Once dubbed “the godfathers of Russian rock ’n’ roll” by British music weekly NME, Blast celebrates their 15th anniversary on Thursday with a concert — free for all — at Music Town and the release of their latest album.
Lead singer Nash Tavkhelidze, invariably dressed in jeans and Converse sneakers, is a familiar face to anyone who goes to local live venues such as Krizis Zhanra.
For an interview, he and the rest of the five-piece group — a random mix of leather jackets, tattoos and hats — sit backstage in a smoky room in club 16 Tons. Half of them munch on cheeseburgers, and a beautiful blonde sits beside them as if to cross the T’s on their rock ’n’ roll cachet.
“Hi, Mom, I’m in the newspaper,” quips drummer Vlado Kostov.
How did a Moscow group composed of a Georgian, two Bulgarians and a pair of Russians singing in English conquer the Moscow rock ’n’ roll scene, where they play between 15 and 25 gigs a month?
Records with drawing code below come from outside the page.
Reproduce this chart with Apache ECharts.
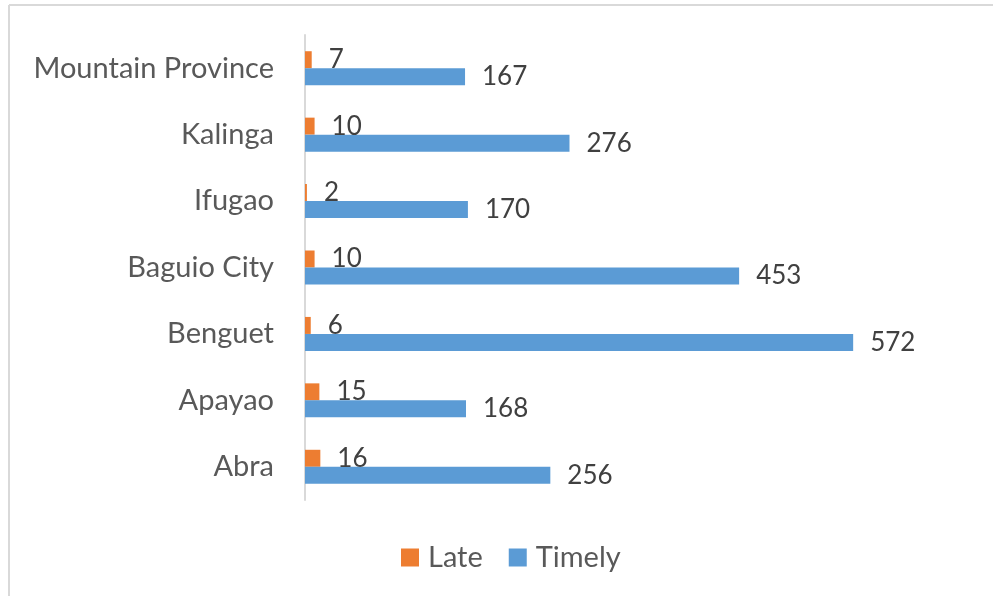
<!DOCTYPE html>
<html>
	<head>
		<meta charset="UTF-8">
		<title>Late / Timely</title>
		<style>
			html, body { margin: 0; padding: 0; background: #fff; }
			#chart { width: 993px; height: 596px; }
		</style>
	</head>
	<body>
		<div id="chart"></div>
		<script type="text/javascript" src="https://cdn.jsdelivr.net/npm/echarts@6/dist/echarts.min.js"></script>
		<script type="text/javascript">
			// bottom -> top
			var provinces = ['Abra', 'Apayao', 'Benguet', 'Baguio City', 'Ifugao', 'Kalinga', 'Mountain Province'];
			var late = [16, 15, 6, 10, 2, 10, 7];
			var timely = [256, 168, 572, 453, 170, 276, 167];

			var myChart = echarts.init(document.getElementById('chart'));

			var valLabel = {
				show: true,
				position: 'right',
				distance: 17,
				color: '#404040',
				fontFamily: 'Lato',
				fontSize: 26
			};

			option = {
				textStyle: { fontFamily: 'Lato' },
				animation: false,
				graphic: [
					{ type: 'line', shape: { x1: 9, y1: 5, x2: 993, y2: 5 }, style: { stroke: '#d9d9d9', lineWidth: 2 } },
					{ type: 'line', shape: { x1: 9, y1: 5, x2: 9, y2: 596 }, style: { stroke: '#d9d9d9', lineWidth: 2 } }
				],
				legend: {
					data: ['Late', 'Timely'],
					bottom: 19,
					left: 396,
					itemWidth: 18,
					itemHeight: 18,
					itemGap: 26,
					icon: 'rect',
					textStyle: { color: '#595959', fontSize: 29, fontFamily: 'Lato', padding: [0, 0, 0, 4] }
				},
				grid: {
					left: 305,
					right: 113,
					top: 35,
					bottom: 96
				},
				xAxis: {
					type: 'value',
					min: 0,
					max: 600,
					show: false
				},
				yAxis: {
					type: 'category',
					data: provinces,
					axisLine: { lineStyle: { color: '#d9d9d9', width: 2 } },
					axisTick: { show: false },
					axisLabel: { color: '#595959', fontSize: 29, fontFamily: 'Lato', margin: 31 }
				},
				series: [
					{
						name: 'Late',
						type: 'bar',
						barWidth: 17,
						barGap: '0%',
						itemStyle: { color: '#ED7D31' },
						label: valLabel,
						data: late
					},
					{
						name: 'Timely',
						type: 'bar',
						barWidth: 17,
						barGap: '0%',
						itemStyle: { color: '#5B9BD5' },
						label: valLabel,
						data: timely
					}
				]
			};

			myChart.setOption(option);
		</script>
	</body>
</html>
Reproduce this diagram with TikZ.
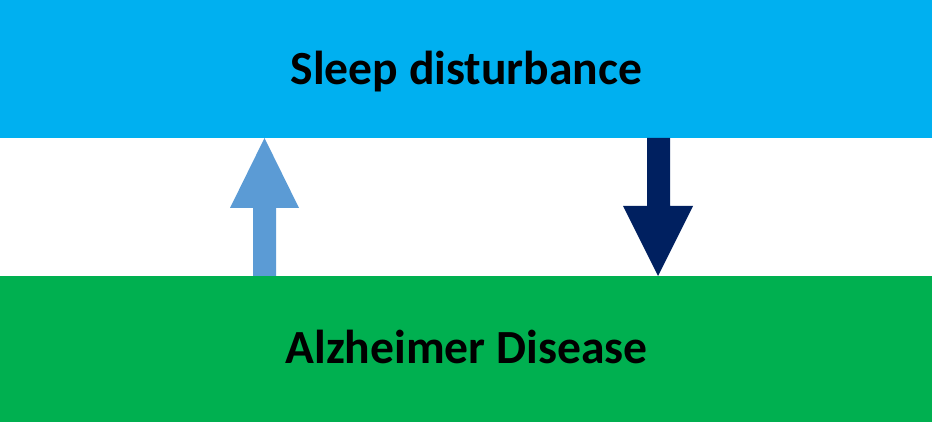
\documentclass[tikz,border=0pt]{standalone}
\usepackage{fontspec}
\setmainfont{Carlito}
\definecolor{topblue}{HTML}{00B0F0}
\definecolor{botgreen}{HTML}{00B050}
\definecolor{uparrow}{HTML}{5B9BD5}
\definecolor{downarrow}{HTML}{002060}
\begin{document}
\begin{tikzpicture}[x=1pt,y=-1pt,
  label/.style={font=\bfseries\fontsize{47.6}{54}\selectfont, text=black, inner sep=0pt, anchor=base}]
\useasboundingbox (0,0) rectangle (932,422);
\fill[topblue] (0,0) rectangle (932,138);
\fill[botgreen] (0,276) rectangle (932,422);
\node[label] (sleep) at (466.5,85) {Sleep disturbance};
\node[label] (ad) at (466.5,363) {Alzheimer Disease};
\fill[uparrow] (253,276) -- (253,208) -- (230,208) -- (264.5,138) -- (299,208) -- (276,208) -- (276,276) -- cycle;
\fill[downarrow] (647,138) -- (647,206) -- (623,206) -- (658,276) -- (693,206) -- (670,206) -- (670,138) -- cycle;
\end{tikzpicture}
\end{document}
“We always play and will play till the end, we are simply not interested in anything else,” Tavkhelidze says. “We can’t do anything else, we’re useless.” At these words, the group bursts into laughter.
Tavkhelidze formed Blast in 1996 after returning to Moscow from the United States, where he had spent four years with his then-group Salamandra after he was spotted by a promoter in a local club.
Blast is known for playing original songs as well as covers and has had a number of labels stuck on them, some of which they are less than keen on.
“F--- Britpop, our style is unique. … We play rock ’n’ roll,” Tavkhelidze says, and the band members reel off a list of influences: The Beatles, The Doors, The Rolling Stones, The Kinks, The Who and The Stone Roses.
“My inspiration comes from everyday life, from emotions, nourished by vodka and fags,” Tavkhelidze adds.
Before a gig the group gets together for an informal set list, “which everybody immediately forgets.”
Looking back over the last 15 years, Blast has had a lot of good memories, including an illegal rooftop gig in Chelsea, London, to which more than 1,000 people turned up — including the police — as well as a frenzied audience in St. Petersburg at a Maxidrom festival.
They have toured all over the world and are a regular choice as support for the biggest names when they come to Russia.
“Take Deep Purple: We met the sound engineer by accident. He heard us playing and really liked what we’re doing,” Tavkhelidze says. “He had Deep Purple’s management listen to our songs, and they totally loved it. … They then insisted on having us as their support group.”
The group has also supported Blur and Franz Ferdinand. Why them? “Because we are great, of course!” Tavkhelidze jokes.
“Our music has become more melodic, more professional,” he says, adding deadpan: “We have become wiser.” Cue giggles from the rest of the band.
“Our biggest mistake was to play covers. We lost a lot of time between 2001 and 2005, but the money was nice and we were covering excellently.”
Despite their success, the group still has a jaundiced view of the music business.
“The music scene in Moscow, and in Russia as a whole, is terrible. There are many talented groups, but they’re not allowed on radio or television,” he says. “There’s an incredible disparity between what is produced on television and what the public likes.
“In Europe, groups start in their garages, play in clubs and when they get popular will eventually find their way to radio and television. Radio and television should be a reflection of the public’s taste. Here it is the opposite. … The audience has to listen to what is on offer. When doing the interview with [television channel] Nostalgia, we received so many reactions from all over the country: ‘Guys, you are brilliant. Why have we never heard of you?’”
Nevertheless, they still have ambition, saying they would like to play in Carnegie Hall and Madison Square Garden.
“We absolutely believe that our music will get us somewhere,” Tavkhelidze says.